[start Dataset extract]

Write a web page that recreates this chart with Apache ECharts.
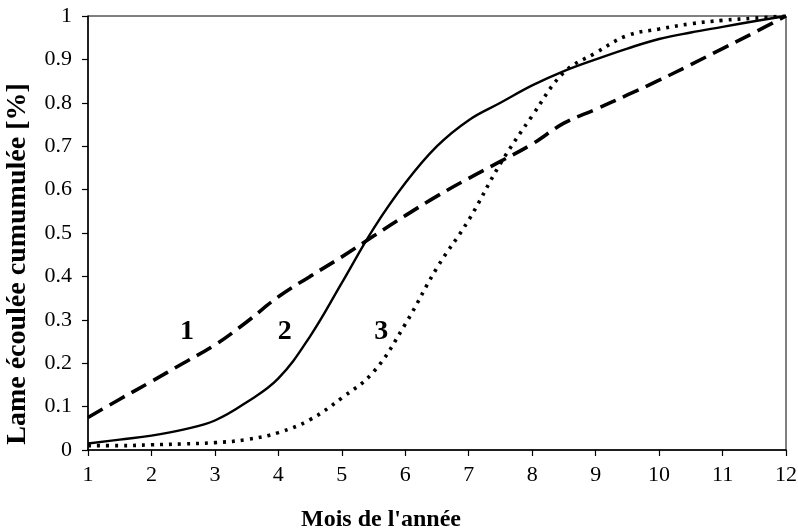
<!DOCTYPE html>
<html>
<head>
<meta charset="utf-8">
<script src="https://cdn.jsdelivr.net/npm/echarts@6/dist/echarts.min.js"></script>
<style>
html,body{margin:0;padding:0;background:#fff;}
#chart{width:798px;height:532px;}
</style>
</head>
<body>
<div id="chart"></div>
<script>
// Months (half-month sampling)
const months = [1,1.5,2,2.5,3,3.5,4,4.5,5,5.5,6,6.5,7,7.5,8,8.5,9,9.5,10,10.5,11,11.5,12];
// Curve 1 (long dashes)
const curve1 = [0.075,0.117,0.158,0.2,0.242,0.295,0.353,0.4,0.445,0.493,0.54,0.585,0.626,0.665,0.705,0.753,0.785,0.818,0.852,0.888,0.925,0.962,1.0];
// Curve 2 (solid)
const curve2 = [0.015,0.024,0.033,0.047,0.068,0.11,0.165,0.262,0.385,0.51,0.615,0.70,0.76,0.80,0.84,0.873,0.90,0.925,0.947,0.962,0.975,0.988,1.0];
// Curve 3 (dotted)
const curve3 = [0.01,0.01,0.012,0.014,0.017,0.024,0.04,0.07,0.12,0.18,0.29,0.42,0.53,0.66,0.77,0.87,0.915,0.955,0.97,0.982,0.99,0.995,1.0];
// Curve labels and their anchor points (data units)
const curveNames = ['1','2','3'];
const labelMonth = [2.56, 4.1, 5.62];
const labelValue = [0.272, 0.272, 0.272];
// Axis titles
const xTitle = "Mois de l'année";
const yTitle = "Lame écoulée cumumulée [%]";

const font = "'Liberation Serif', 'Times New Roman', serif";
const pairs = arr => months.map((m, i) => [m, arr[i]]);

const styles = [
  {data: curve1, width: 3.6, type: [17, 8]},
  {data: curve2, width: 2.4, type: 'solid'},
  {data: curve3, width: 3.6, type: [3, 6]}
];

const series = styles.map((s, i) => ({
  type: 'line',
  data: pairs(s.data),
  smooth: 0.4,
  showSymbol: false,
  silent: true,
  lineStyle: {color: '#000', width: s.width, type: s.type, cap: 'butt'},
  markPoint: {
    symbol: 'circle',
    symbolSize: 0,
    silent: true,
    label: {
      show: true,
      position: 'inside',
      formatter: curveNames[i],
      fontFamily: font,
      fontWeight: 'bold',
      fontSize: 28,
      color: '#000'
    },
    data: [{coord: [labelMonth[i], labelValue[i]]}]
  }
}));

const chart = echarts.init(document.getElementById('chart'), null, {renderer: 'canvas'});
chart.setOption({
  animation: false,
  backgroundColor: '#fff',
  grid: {left: 88, right: 12, top: 16, bottom: 82, containLabel: false, outerBoundsMode: 'none', show: true, borderColor: '#000', borderWidth: 1, backgroundColor: 'transparent'},
  xAxis: {
    type: 'value', min: 1, max: 12, interval: 1,
    name: xTitle, nameLocation: 'middle', nameGap: 58,
    nameTextStyle: {fontFamily: font, fontWeight: 'bold', fontSize: 24, color: '#000', padding: [0, 112, 0, 0]},
    axisLine: {show: true, lineStyle: {color: '#000', width: 1.5}},
    axisTick: {show: true, inside: false, length: 6, lineStyle: {color: '#000', width: 1.2}},
    axisLabel: {fontFamily: font, fontSize: 22, color: '#000', margin: 14},
    splitLine: {show: false}
  },
  yAxis: {
    type: 'value', min: 0, max: 1, interval: 0.1,
    name: yTitle, nameLocation: 'middle', nameGap: 56,
    nameTextStyle: {fontFamily: font, fontWeight: 'bold', fontSize: 28, color: '#000', padding: [0, 62, 0, 0]},
    axisLine: {show: true, lineStyle: {color: '#000', width: 1.5}},
    axisTick: {show: true, inside: false, length: 6, lineStyle: {color: '#000', width: 1.2}},
    axisLabel: {fontFamily: font, fontSize: 22, color: '#000', margin: 16, formatter: v => String(+v.toFixed(1))},
    splitLine: {show: false}
  },
  series: series
});
</script>
</body>
</html>
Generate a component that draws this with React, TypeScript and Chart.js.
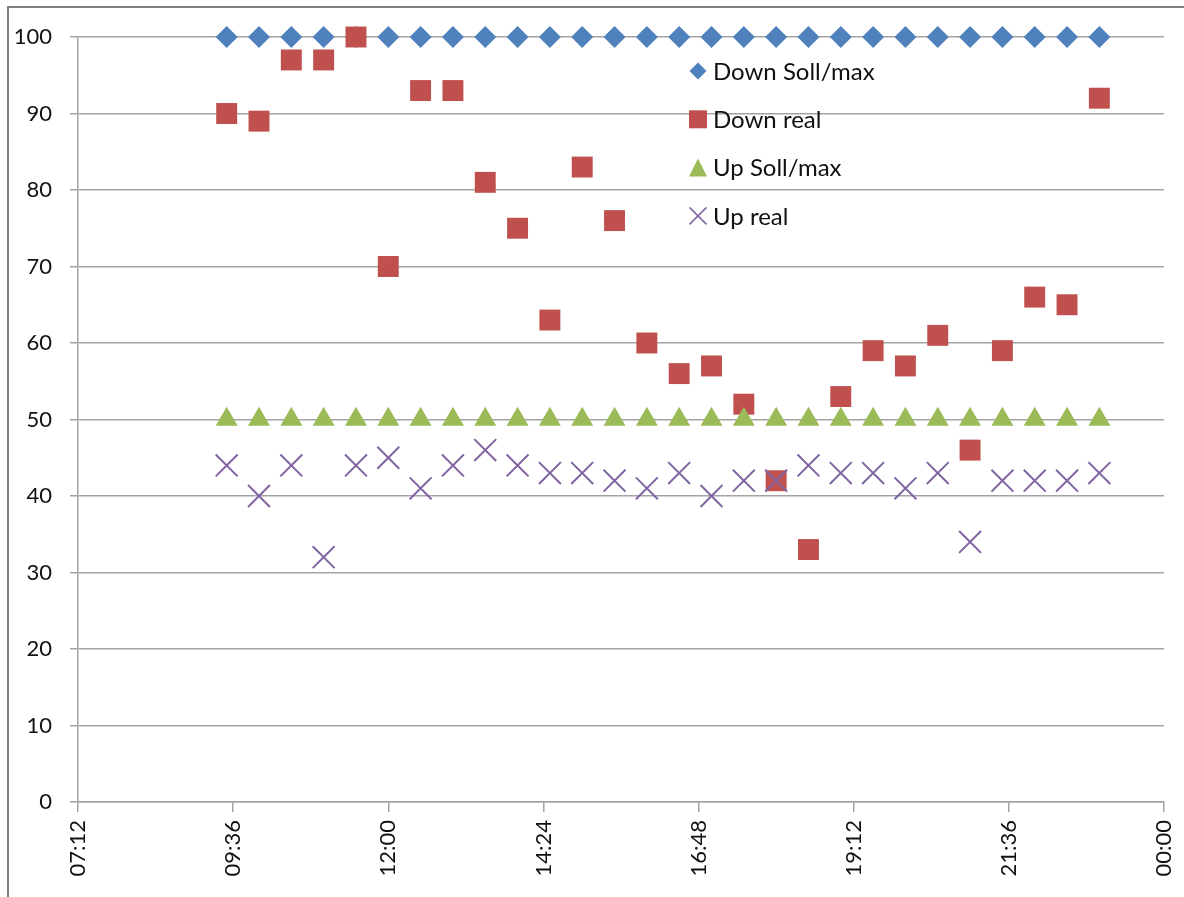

[end Dataset extract]

Problem details: Leave out all pictures, then copy the remaining material exactly.

Solution to this exercise:
Write a web page that recreates this chart with Apache ECharts.
<!DOCTYPE html>
<html>
<head>
<meta charset="utf-8">
<script src="https://cdn.jsdelivr.net/npm/echarts@6/dist/echarts.min.js"></script>
<style>
html,body{margin:0;padding:0;background:#fff;}
#chart{width:798px;height:532px;}
</style>
</head>
<body>
<div id="chart"></div>
<script>
// Months (half-month sampling)
const months = [1,1.5,2,2.5,3,3.5,4,4.5,5,5.5,6,6.5,7,7.5,8,8.5,9,9.5,10,10.5,11,11.5,12];
// Curve 1 (long dashes)
const curve1 = [0.075,0.117,0.158,0.2,0.242,0.295,0.353,0.4,0.445,0.493,0.54,0.585,0.626,0.665,0.705,0.753,0.785,0.818,0.852,0.888,0.925,0.962,1.0];
// Curve 2 (solid)
const curve2 = [0.015,0.024,0.033,0.047,0.068,0.11,0.165,0.262,0.385,0.51,0.615,0.70,0.76,0.80,0.84,0.873,0.90,0.925,0.947,0.962,0.975,0.988,1.0];
// Curve 3 (dotted)
const curve3 = [0.01,0.01,0.012,0.014,0.017,0.024,0.04,0.07,0.12,0.18,0.29,0.42,0.53,0.66,0.77,0.87,0.915,0.955,0.97,0.982,0.99,0.995,1.0];
// Curve labels and their anchor points (data units)
const curveNames = ['1','2','3'];
const labelMonth = [2.56, 4.1, 5.62];
const labelValue = [0.272, 0.272, 0.272];
// Axis titles
const xTitle = "Mois de l'année";
const yTitle = "Lame écoulée cumumulée [%]";

const font = "'Liberation Serif', 'Times New Roman', serif";
const pairs = arr => months.map((m, i) => [m, arr[i]]);

const styles = [
  {data: curve1, width: 3.6, type: [17, 8]},
  {data: curve2, width: 2.4, type: 'solid'},
  {data: curve3, width: 3.6, type: [3, 6]}
];

const series = styles.map((s, i) => ({
  type: 'line',
  data: pairs(s.data),
  smooth: 0.4,
  showSymbol: false,
  silent: true,
  lineStyle: {color: '#000', width: s.width, type: s.type, cap: 'butt'},
  markPoint: {
    symbol: 'circle',
    symbolSize: 0,
    silent: true,
    label: {
      show: true,
      position: 'inside',
      formatter: curveNames[i],
      fontFamily: font,
      fontWeight: 'bold',
      fontSize: 28,
      color: '#000'
    },
    data: [{coord: [labelMonth[i], labelValue[i]]}]
  }
}));

const chart = echarts.init(document.getElementById('chart'), null, {renderer: 'canvas'});
chart.setOption({
  animation: false,
  backgroundColor: '#fff',
  grid: {left: 88, right: 12, top: 16, bottom: 82, containLabel: false, outerBoundsMode: 'none', show: true, borderColor: '#000', borderWidth: 1, backgroundColor: 'transparent'},
  xAxis: {
    type: 'value', min: 1, max: 12, interval: 1,
    name: xTitle, nameLocation: 'middle', nameGap: 58,
    nameTextStyle: {fontFamily: font, fontWeight: 'bold', fontSize: 24, color: '#000', padding: [0, 112, 0, 0]},
    axisLine: {show: true, lineStyle: {color: '#000', width: 1.5}},
    axisTick: {show: true, inside: false, length: 6, lineStyle: {color: '#000', width: 1.2}},
    axisLabel: {fontFamily: font, fontSize: 22, color: '#000', margin: 14},
    splitLine: {show: false}
  },
  yAxis: {
    type: 'value', min: 0, max: 1, interval: 0.1,
    name: yTitle, nameLocation: 'middle', nameGap: 56,
    nameTextStyle: {fontFamily: font, fontWeight: 'bold', fontSize: 28, color: '#000', padding: [0, 62, 0, 0]},
    axisLine: {show: true, lineStyle: {color: '#000', width: 1.5}},
    axisTick: {show: true, inside: false, length: 6, lineStyle: {color: '#000', width: 1.2}},
    axisLabel: {fontFamily: font, fontSize: 22, color: '#000', margin: 16, formatter: v => String(+v.toFixed(1))},
    splitLine: {show: false}
  },
  series: series
});
</script>
</body>
</html>
Generate a component that draws this with React, TypeScript and Chart.js.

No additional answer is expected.